Some diaries contained messages in English address to the American soldiers who would find them after the writer’s death. They asked the finder to send the diary to the writer’s family when the war ended. I put aside a number of such diaries, intending to return them when it was possible. This was illegal, since captured documents were all to be forwarded to Washington, but I took the risk. However, while I was in Okinawa someone went through my belongings left in Hawaii and confiscated the diaries. I wonder where they are now. I am sure they would be no less affecting today than they were forty or more years ago.
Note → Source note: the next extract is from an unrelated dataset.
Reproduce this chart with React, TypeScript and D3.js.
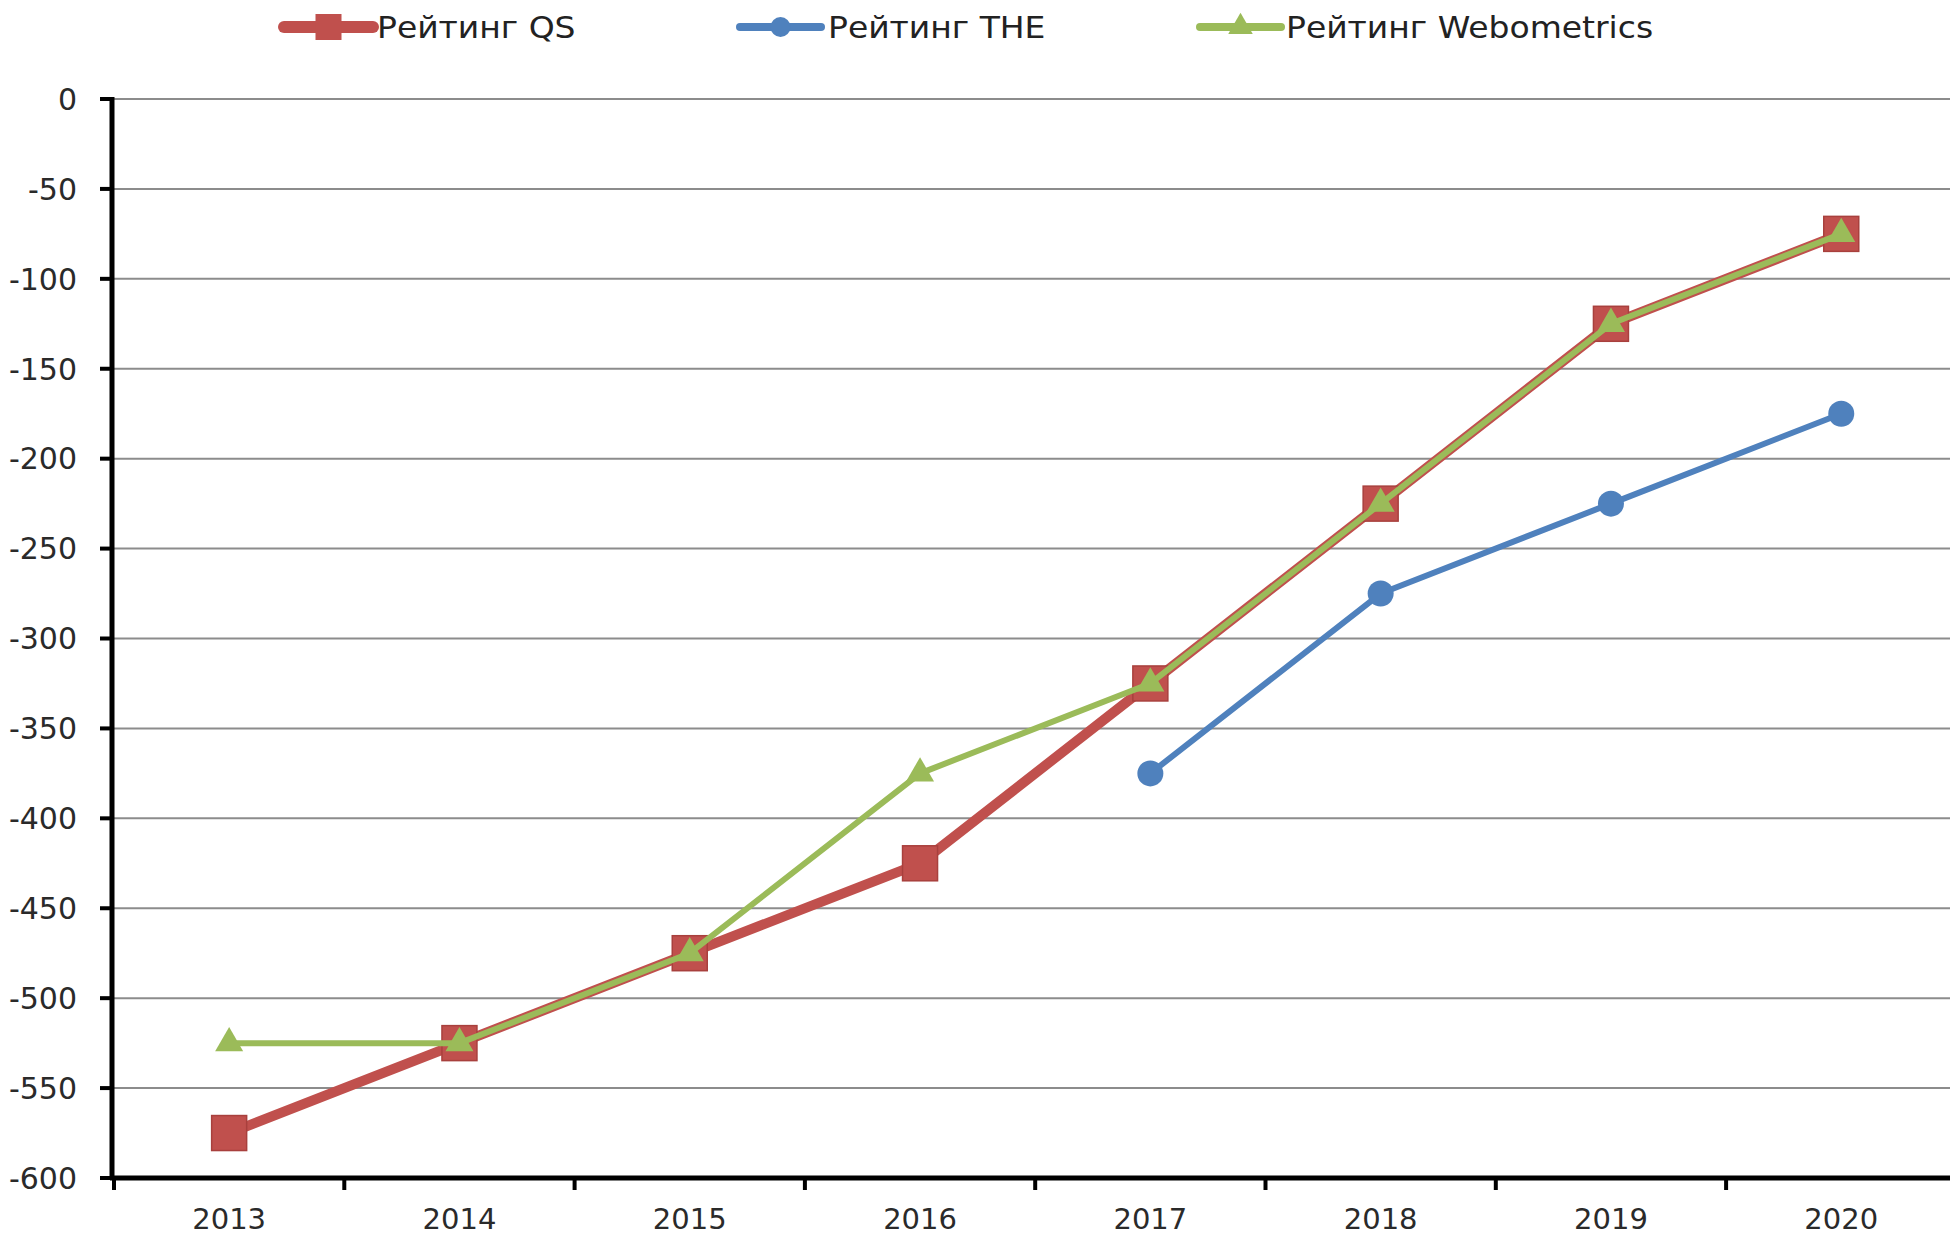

“Perhaps I supposed that these diaries might give me a better insight into what Japanese were really like than either the soldiers’ diaries I had been reading or the generalizations about the Japanese character that appeared in American writings of this time.”
I had another wartime experience with Japanese diaries of a totally different nature. Before boarding the ship that was to take me to the Aleutian Islands, I bought in California a copy of the English translations of diaries by Japanese court ladies of the Heian period. Strange as it may seem, this book was what I was reading during the days immediately before the attack on Attu. I do not recall why I chose this particular book to read before my first experience of actual warfare. Certainly nothing could be further from the ugliness of war than the events at the Japanese court of the eleventh century described by three court ladies. Perhaps I supposed that these diaries might give me a better insight into what Japanese were really like than either the soldiers’ diaries I had been reading or the generalizations about the Japanese character that appeared in American writings of this time. It was a peculiar choice, but not necessarily a bad one. Diaries constitute a stream of expression that runs through Japanese literature and, perhaps more than any other form, communicate how Japanese have thought and felt. Forty years later I still turn to diaries, by unknown writers as well as by the literary masters, for my most intimate glimpse of Japanese of every age.